» Direction: Only the lines from the start of the data through the line with "81, 83, 85];" belong in the copy. Restate them word for word, minus the pictures.

» Data segment:
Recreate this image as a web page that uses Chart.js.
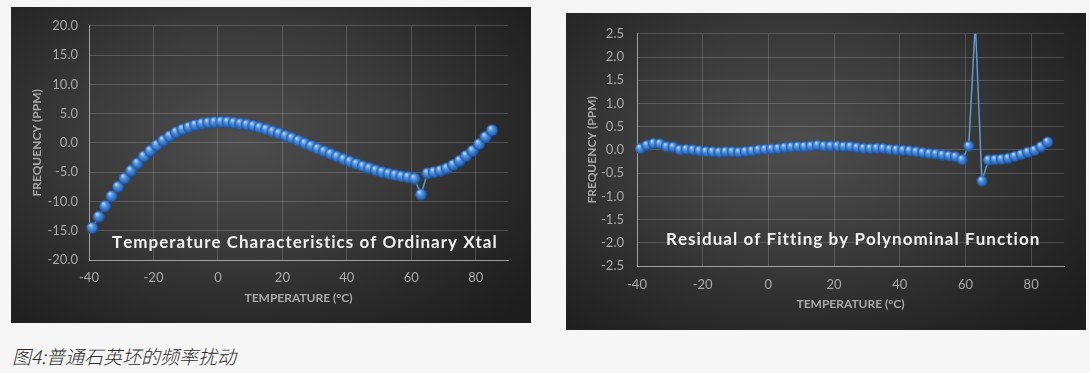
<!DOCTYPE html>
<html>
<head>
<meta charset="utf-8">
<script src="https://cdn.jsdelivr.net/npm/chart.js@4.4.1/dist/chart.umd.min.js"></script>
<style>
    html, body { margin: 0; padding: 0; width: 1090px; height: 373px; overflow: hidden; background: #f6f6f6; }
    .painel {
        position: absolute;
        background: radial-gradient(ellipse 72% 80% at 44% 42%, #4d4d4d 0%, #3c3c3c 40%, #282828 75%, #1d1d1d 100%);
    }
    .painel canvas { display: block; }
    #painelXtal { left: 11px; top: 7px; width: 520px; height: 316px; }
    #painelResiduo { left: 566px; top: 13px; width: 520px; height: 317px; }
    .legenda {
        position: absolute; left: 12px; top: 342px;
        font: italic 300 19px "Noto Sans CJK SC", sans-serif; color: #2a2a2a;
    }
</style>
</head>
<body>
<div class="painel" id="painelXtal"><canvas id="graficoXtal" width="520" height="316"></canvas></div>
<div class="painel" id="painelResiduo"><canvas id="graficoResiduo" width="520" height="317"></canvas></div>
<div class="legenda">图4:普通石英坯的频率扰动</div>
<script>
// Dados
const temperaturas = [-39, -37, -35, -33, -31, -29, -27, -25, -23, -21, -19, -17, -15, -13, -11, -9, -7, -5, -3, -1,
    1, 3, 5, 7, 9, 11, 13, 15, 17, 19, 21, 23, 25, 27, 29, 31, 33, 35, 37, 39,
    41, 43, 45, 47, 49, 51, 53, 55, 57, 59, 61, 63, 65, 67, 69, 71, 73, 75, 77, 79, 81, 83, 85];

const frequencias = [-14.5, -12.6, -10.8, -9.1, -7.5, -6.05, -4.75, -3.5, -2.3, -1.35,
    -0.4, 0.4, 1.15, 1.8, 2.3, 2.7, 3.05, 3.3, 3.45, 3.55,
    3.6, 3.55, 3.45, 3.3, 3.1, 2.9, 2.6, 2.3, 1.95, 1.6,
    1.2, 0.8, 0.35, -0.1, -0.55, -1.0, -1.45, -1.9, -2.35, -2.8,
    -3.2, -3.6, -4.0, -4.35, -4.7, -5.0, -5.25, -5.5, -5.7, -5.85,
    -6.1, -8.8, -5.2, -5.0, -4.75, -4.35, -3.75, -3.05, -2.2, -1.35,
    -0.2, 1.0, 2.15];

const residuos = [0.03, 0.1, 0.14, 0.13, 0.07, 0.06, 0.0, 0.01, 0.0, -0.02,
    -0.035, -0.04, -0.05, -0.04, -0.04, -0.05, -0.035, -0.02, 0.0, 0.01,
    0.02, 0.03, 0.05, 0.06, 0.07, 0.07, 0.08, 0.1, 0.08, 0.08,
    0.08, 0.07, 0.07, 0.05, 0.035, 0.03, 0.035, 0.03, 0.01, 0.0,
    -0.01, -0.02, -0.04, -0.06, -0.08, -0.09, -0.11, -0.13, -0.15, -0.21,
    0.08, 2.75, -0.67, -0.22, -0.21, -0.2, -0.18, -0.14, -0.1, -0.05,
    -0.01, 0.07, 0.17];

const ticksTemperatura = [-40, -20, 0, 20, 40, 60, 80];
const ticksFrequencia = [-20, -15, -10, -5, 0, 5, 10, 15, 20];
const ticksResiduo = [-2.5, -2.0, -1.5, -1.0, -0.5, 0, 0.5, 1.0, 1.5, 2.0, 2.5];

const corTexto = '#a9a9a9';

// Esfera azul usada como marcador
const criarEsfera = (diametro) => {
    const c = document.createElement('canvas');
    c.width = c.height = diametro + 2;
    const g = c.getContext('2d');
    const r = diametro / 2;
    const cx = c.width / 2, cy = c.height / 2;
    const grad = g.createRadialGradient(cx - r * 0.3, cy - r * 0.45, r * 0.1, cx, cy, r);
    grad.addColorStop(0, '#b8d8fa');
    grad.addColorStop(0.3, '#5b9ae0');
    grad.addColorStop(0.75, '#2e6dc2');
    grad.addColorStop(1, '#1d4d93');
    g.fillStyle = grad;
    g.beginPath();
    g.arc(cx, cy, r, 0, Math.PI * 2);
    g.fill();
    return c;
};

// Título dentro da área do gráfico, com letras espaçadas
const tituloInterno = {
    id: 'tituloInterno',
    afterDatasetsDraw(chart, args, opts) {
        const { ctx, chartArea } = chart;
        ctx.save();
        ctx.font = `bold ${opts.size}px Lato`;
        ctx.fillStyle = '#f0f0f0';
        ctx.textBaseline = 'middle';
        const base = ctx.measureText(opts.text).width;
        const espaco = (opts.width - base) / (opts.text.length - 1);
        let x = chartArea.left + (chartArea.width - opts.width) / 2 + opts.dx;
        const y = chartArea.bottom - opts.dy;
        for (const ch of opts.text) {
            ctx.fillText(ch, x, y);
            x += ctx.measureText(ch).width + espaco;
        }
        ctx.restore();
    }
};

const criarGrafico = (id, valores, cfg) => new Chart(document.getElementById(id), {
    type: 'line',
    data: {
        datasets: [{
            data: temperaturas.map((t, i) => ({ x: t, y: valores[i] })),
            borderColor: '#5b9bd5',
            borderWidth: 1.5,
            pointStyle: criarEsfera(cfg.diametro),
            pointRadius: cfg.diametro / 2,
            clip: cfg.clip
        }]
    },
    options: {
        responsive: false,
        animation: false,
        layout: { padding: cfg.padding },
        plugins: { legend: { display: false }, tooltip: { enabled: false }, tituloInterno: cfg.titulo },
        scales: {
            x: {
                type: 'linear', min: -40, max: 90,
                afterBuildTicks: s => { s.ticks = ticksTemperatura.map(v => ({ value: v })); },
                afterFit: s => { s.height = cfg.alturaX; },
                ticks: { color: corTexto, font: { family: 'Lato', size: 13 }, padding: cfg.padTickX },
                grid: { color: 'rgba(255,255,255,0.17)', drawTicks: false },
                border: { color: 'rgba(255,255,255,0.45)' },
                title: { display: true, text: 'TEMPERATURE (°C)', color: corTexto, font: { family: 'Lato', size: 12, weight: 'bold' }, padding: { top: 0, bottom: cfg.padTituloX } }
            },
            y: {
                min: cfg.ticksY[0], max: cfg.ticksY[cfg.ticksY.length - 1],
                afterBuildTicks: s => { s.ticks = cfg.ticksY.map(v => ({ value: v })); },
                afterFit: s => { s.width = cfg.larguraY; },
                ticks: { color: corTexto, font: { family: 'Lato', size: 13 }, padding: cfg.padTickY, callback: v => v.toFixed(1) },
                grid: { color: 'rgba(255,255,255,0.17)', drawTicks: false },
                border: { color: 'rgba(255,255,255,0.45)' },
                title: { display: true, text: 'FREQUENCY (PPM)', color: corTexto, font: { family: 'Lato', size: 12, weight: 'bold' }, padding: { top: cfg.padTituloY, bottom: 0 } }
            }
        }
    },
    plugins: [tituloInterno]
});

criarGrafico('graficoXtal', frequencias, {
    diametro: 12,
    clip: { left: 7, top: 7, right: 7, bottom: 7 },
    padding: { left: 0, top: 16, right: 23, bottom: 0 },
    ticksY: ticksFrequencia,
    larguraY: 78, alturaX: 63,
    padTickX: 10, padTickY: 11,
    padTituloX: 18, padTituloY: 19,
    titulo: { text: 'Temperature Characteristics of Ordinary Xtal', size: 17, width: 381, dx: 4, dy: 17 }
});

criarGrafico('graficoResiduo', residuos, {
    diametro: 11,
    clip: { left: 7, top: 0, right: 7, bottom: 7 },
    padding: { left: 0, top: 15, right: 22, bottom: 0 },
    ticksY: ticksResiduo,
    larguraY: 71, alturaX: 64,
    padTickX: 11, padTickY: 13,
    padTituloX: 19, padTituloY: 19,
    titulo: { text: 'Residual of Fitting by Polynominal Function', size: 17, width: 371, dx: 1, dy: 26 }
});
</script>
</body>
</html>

» Answer to this task:
Recreate this image as a web page that uses Chart.js.
<!DOCTYPE html>
<html>
<head>
<meta charset="utf-8">
<script src="https://cdn.jsdelivr.net/npm/chart.js@4.4.1/dist/chart.umd.min.js"></script>
<style>
    html, body { margin: 0; padding: 0; width: 1090px; height: 373px; overflow: hidden; background: #f6f6f6; }
    .painel {
        position: absolute;
        background: radial-gradient(ellipse 72% 80% at 44% 42%, #4d4d4d 0%, #3c3c3c 40%, #282828 75%, #1d1d1d 100%);
    }
    .painel canvas { display: block; }
    #painelXtal { left: 11px; top: 7px; width: 520px; height: 316px; }
    #painelResiduo { left: 566px; top: 13px; width: 520px; height: 317px; }
    .legenda {
        position: absolute; left: 12px; top: 342px;
        font: italic 300 19px "Noto Sans CJK SC", sans-serif; color: #2a2a2a;
    }
</style>
</head>
<body>
<div class="painel" id="painelXtal"><canvas id="graficoXtal" width="520" height="316"></canvas></div>
<div class="painel" id="painelResiduo"><canvas id="graficoResiduo" width="520" height="317"></canvas></div>
<div class="legenda">图4:普通石英坯的频率扰动</div>
<script>
// Dados
const temperaturas = [-39, -37, -35, -33, -31, -29, -27, -25, -23, -21, -19, -17, -15, -13, -11, -9, -7, -5, -3, -1,
    1, 3, 5, 7, 9, 11, 13, 15, 17, 19, 21, 23, 25, 27, 29, 31, 33, 35, 37, 39,
    41, 43, 45, 47, 49, 51, 53, 55, 57, 59, 61, 63, 65, 67, 69, 71, 73, 75, 77, 79, 81, 83, 85];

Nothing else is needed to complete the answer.